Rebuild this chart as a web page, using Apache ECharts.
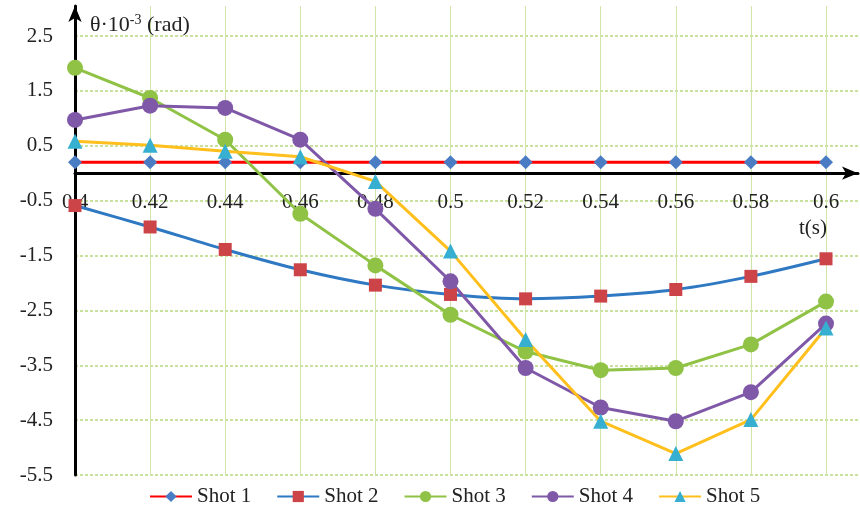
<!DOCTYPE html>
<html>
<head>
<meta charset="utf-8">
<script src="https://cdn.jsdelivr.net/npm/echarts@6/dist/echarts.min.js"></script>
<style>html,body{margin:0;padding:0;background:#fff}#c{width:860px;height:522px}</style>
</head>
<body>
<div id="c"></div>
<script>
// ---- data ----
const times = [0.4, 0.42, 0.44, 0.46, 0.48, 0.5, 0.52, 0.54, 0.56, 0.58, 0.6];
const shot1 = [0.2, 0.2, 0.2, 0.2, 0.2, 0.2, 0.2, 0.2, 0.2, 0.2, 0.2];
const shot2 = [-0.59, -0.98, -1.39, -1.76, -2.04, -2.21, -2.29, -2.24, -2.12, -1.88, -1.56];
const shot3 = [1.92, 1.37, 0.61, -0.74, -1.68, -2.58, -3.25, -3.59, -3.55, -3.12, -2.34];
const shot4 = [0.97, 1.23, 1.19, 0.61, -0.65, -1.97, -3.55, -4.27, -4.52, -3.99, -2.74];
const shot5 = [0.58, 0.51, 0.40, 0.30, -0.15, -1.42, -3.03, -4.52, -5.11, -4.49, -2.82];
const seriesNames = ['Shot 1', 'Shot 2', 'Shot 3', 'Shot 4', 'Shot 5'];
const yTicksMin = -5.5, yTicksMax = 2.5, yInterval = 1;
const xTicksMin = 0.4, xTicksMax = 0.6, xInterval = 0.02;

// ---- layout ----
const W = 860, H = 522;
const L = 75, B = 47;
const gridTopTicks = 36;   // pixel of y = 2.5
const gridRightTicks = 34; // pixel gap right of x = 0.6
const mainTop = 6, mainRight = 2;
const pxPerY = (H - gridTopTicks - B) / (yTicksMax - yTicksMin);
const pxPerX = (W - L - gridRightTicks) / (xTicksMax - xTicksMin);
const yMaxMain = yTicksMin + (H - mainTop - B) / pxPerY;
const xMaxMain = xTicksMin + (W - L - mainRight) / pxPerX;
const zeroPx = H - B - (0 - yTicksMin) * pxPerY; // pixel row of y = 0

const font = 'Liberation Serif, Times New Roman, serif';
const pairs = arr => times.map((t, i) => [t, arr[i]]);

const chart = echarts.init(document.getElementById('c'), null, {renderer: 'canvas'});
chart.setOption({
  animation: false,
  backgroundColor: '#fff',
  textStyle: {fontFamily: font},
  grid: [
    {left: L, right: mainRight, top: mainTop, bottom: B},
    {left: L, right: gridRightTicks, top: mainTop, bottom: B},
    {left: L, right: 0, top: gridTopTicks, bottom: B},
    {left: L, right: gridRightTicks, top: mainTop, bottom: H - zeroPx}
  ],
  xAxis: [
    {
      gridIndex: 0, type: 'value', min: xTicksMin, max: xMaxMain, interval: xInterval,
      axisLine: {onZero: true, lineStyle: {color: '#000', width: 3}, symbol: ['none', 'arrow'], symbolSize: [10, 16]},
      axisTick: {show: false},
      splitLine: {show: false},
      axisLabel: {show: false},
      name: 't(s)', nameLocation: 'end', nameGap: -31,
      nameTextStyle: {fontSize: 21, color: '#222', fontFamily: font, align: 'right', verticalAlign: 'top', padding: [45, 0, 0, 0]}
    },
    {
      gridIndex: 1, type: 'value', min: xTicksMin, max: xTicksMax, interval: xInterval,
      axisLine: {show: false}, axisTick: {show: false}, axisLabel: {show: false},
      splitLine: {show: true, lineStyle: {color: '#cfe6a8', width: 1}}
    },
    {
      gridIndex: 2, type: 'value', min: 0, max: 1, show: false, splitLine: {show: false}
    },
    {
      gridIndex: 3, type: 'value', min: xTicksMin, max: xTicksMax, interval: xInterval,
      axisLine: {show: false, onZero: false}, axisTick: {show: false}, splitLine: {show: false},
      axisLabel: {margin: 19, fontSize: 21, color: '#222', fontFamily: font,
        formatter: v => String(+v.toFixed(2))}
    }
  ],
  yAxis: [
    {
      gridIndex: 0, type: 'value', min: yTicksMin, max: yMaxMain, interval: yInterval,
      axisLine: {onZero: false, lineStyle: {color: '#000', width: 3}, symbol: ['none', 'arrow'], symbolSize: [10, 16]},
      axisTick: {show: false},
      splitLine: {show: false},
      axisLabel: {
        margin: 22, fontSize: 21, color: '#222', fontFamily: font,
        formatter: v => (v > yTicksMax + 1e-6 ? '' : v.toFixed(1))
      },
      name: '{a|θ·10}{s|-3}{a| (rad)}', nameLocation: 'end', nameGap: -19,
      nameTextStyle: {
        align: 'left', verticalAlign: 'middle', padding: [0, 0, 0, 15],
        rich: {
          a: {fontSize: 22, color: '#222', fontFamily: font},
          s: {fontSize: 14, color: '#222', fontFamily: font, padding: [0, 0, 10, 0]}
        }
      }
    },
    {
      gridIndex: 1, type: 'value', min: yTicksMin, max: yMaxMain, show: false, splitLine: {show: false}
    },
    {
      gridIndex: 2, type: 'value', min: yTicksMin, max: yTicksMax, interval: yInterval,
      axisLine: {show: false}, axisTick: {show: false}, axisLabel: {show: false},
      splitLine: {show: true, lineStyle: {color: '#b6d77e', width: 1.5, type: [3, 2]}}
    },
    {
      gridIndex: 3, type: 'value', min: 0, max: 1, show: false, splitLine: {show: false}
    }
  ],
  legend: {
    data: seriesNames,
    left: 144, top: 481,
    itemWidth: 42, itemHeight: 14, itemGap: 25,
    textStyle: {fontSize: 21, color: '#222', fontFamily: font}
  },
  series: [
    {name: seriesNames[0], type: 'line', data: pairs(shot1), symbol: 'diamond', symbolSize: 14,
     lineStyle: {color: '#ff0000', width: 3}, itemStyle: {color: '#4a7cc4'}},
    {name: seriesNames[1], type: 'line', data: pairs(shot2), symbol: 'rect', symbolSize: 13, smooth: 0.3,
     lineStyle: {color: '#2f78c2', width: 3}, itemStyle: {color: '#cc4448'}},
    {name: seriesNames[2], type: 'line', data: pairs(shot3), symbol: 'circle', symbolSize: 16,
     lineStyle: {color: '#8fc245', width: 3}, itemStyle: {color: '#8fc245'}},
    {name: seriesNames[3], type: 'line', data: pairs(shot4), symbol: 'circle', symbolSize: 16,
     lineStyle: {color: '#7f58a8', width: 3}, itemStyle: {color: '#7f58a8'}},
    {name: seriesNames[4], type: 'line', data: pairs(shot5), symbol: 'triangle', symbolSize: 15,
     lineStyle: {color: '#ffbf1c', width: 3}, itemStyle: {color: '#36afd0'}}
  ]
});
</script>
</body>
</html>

_ _ _ _

Problem: Set down all the data again exactly as above, pictures excluded.

Answer for the task:
Rebuild this chart as a web page, using Apache ECharts.
<!DOCTYPE html>
<html>
<head>
<meta charset="utf-8">
<script src="https://cdn.jsdelivr.net/npm/echarts@6/dist/echarts.min.js"></script>
<style>html,body{margin:0;padding:0;background:#fff}#c{width:860px;height:522px}</style>
</head>
<body>
<div id="c"></div>
<script>
// ---- data ----
const times = [0.4, 0.42, 0.44, 0.46, 0.48, 0.5, 0.52, 0.54, 0.56, 0.58, 0.6];
const shot1 = [0.2, 0.2, 0.2, 0.2, 0.2, 0.2, 0.2, 0.2, 0.2, 0.2, 0.2];
const shot2 = [-0.59, -0.98, -1.39, -1.76, -2.04, -2.21, -2.29, -2.24, -2.12, -1.88, -1.56];
const shot3 = [1.92, 1.37, 0.61, -0.74, -1.68, -2.58, -3.25, -3.59, -3.55, -3.12, -2.34];
const shot4 = [0.97, 1.23, 1.19, 0.61, -0.65, -1.97, -3.55, -4.27, -4.52, -3.99, -2.74];
const shot5 = [0.58, 0.51, 0.40, 0.30, -0.15, -1.42, -3.03, -4.52, -5.11, -4.49, -2.82];
const seriesNames = ['Shot 1', 'Shot 2', 'Shot 3', 'Shot 4', 'Shot 5'];
const yTicksMin = -5.5, yTicksMax = 2.5, yInterval = 1;
const xTicksMin = 0.4, xTicksMax = 0.6, xInterval = 0.02;

// ---- layout ----
const W = 860, H = 522;
const L = 75, B = 47;
const gridTopTicks = 36;   // pixel of y = 2.5
const gridRightTicks = 34; // pixel gap right of x = 0.6
const mainTop = 6, mainRight = 2;
const pxPerY = (H - gridTopTicks - B) / (yTicksMax - yTicksMin);
const pxPerX = (W - L - gridRightTicks) / (xTicksMax - xTicksMin);
const yMaxMain = yTicksMin + (H - mainTop - B) / pxPerY;
const xMaxMain = xTicksMin + (W - L - mainRight) / pxPerX;
const zeroPx = H - B - (0 - yTicksMin) * pxPerY; // pixel row of y = 0

const font = 'Liberation Serif, Times New Roman, serif';
const pairs = arr => times.map((t, i) => [t, arr[i]]);

const chart = echarts.init(document.getElementById('c'), null, {renderer: 'canvas'});
chart.setOption({
  animation: false,
  backgroundColor: '#fff',
  textStyle: {fontFamily: font},
  grid: [
    {left: L, right: mainRight, top: mainTop, bottom: B},
    {left: L, right: gridRightTicks, top: mainTop, bottom: B},
    {left: L, right: 0, top: gridTopTicks, bottom: B},
    {left: L, right: gridRightTicks, top: mainTop, bottom: H - zeroPx}
  ],
  xAxis: [
    {
      gridIndex: 0, type: 'value', min: xTicksMin, max: xMaxMain, interval: xInterval,
      axisLine: {onZero: true, lineStyle: {color: '#000', width: 3}, symbol: ['none', 'arrow'], symbolSize: [10, 16]},
      axisTick: {show: false},
      splitLine: {show: false},
      axisLabel: {show: false},
      name: 't(s)', nameLocation: 'end', nameGap: -31,
      nameTextStyle: {fontSize: 21, color: '#222', fontFamily: font, align: 'right', verticalAlign: 'top', padding: [45, 0, 0, 0]}
    },
    {
      gridIndex: 1, type: 'value', min: xTicksMin, max: xTicksMax, interval: xInterval,
      axisLine: {show: false}, axisTick: {show: false}, axisLabel: {show: false},
      splitLine: {show: true, lineStyle: {color: '#cfe6a8', width: 1}}
    },
    {
      gridIndex: 2, type: 'value', min: 0, max: 1, show: false, splitLine: {show: false}
    },
    {
      gridIndex: 3, type: 'value', min: xTicksMin, max: xTicksMax, interval: xInterval,
      axisLine: {show: false, onZero: false}, axisTick: {show: false}, splitLine: {show: false},
      axisLabel: {margin: 19, fontSize: 21, color: '#222', fontFamily: font,
        formatter: v => String(+v.toFixed(2))}
    }
  ],
  yAxis: [
    {
      gridIndex: 0, type: 'value', min: yTicksMin, max: yMaxMain, interval: yInterval,
      axisLine: {onZero: false, lineStyle: {color: '#000', width: 3}, symbol: ['none', 'arrow'], symbolSize: [10, 16]},
      axisTick: {show: false},
      splitLine: {show: false},
      axisLabel: {
        margin: 22, fontSize: 21, color: '#222', fontFamily: font,
        formatter: v => (v > yTicksMax + 1e-6 ? '' : v.toFixed(1))
      },
      name: '{a|θ·10}{s|-3}{a| (rad)}', nameLocation: 'end', nameGap: -19,
      nameTextStyle: {
        align: 'left', verticalAlign: 'middle', padding: [0, 0, 0, 15],
        rich: {
          a: {fontSize: 22, color: '#222', fontFamily: font},
          s: {fontSize: 14, color: '#222', fontFamily: font, padding: [0, 0, 10, 0]}
        }
      }
    },
    {
      gridIndex: 1, type: 'value', min: yTicksMin, max: yMaxMain, show: false, splitLine: {show: false}
    },
    {
      gridIndex: 2, type: 'value', min: yTicksMin, max: yTicksMax, interval: yInterval,
      axisLine: {show: false}, axisTick: {show: false}, axisLabel: {show: false},
      splitLine: {show: true, lineStyle: {color: '#b6d77e', width: 1.5, type: [3, 2]}}
    },
    {
      gridIndex: 3, type: 'value', min: 0, max: 1, show: false, splitLine: {show: false}
    }
  ],
  legend: {
    data: seriesNames,
    left: 144, top: 481,
    itemWidth: 42, itemHeight: 14, itemGap: 25,
    textStyle: {fontSize: 21, color: '#222', fontFamily: font}
  },
  series: [
    {name: seriesNames[0], type: 'line', data: pairs(shot1), symbol: 'diamond', symbolSize: 14,
     lineStyle: {color: '#ff0000', width: 3}, itemStyle: {color: '#4a7cc4'}},
    {name: seriesNames[1], type: 'line', data: pairs(shot2), symbol: 'rect', symbolSize: 13, smooth: 0.3,
     lineStyle: {color: '#2f78c2', width: 3}, itemStyle: {color: '#cc4448'}},
    {name: seriesNames[2], type: 'line', data: pairs(shot3), symbol: 'circle', symbolSize: 16,
     lineStyle: {color: '#8fc245', width: 3}, itemStyle: {color: '#8fc245'}},
    {name: seriesNames[3], type: 'line', data: pairs(shot4), symbol: 'circle', symbolSize: 16,
     lineStyle: {color: '#7f58a8', width: 3}, itemStyle: {color: '#7f58a8'}},
    {name: seriesNames[4], type: 'line', data: pairs(shot5), symbol: 'triangle', symbolSize: 15,
     lineStyle: {color: '#ffbf1c', width: 3}, itemStyle: {color: '#36afd0'}}
  ]
});
</script>
</body>
</html>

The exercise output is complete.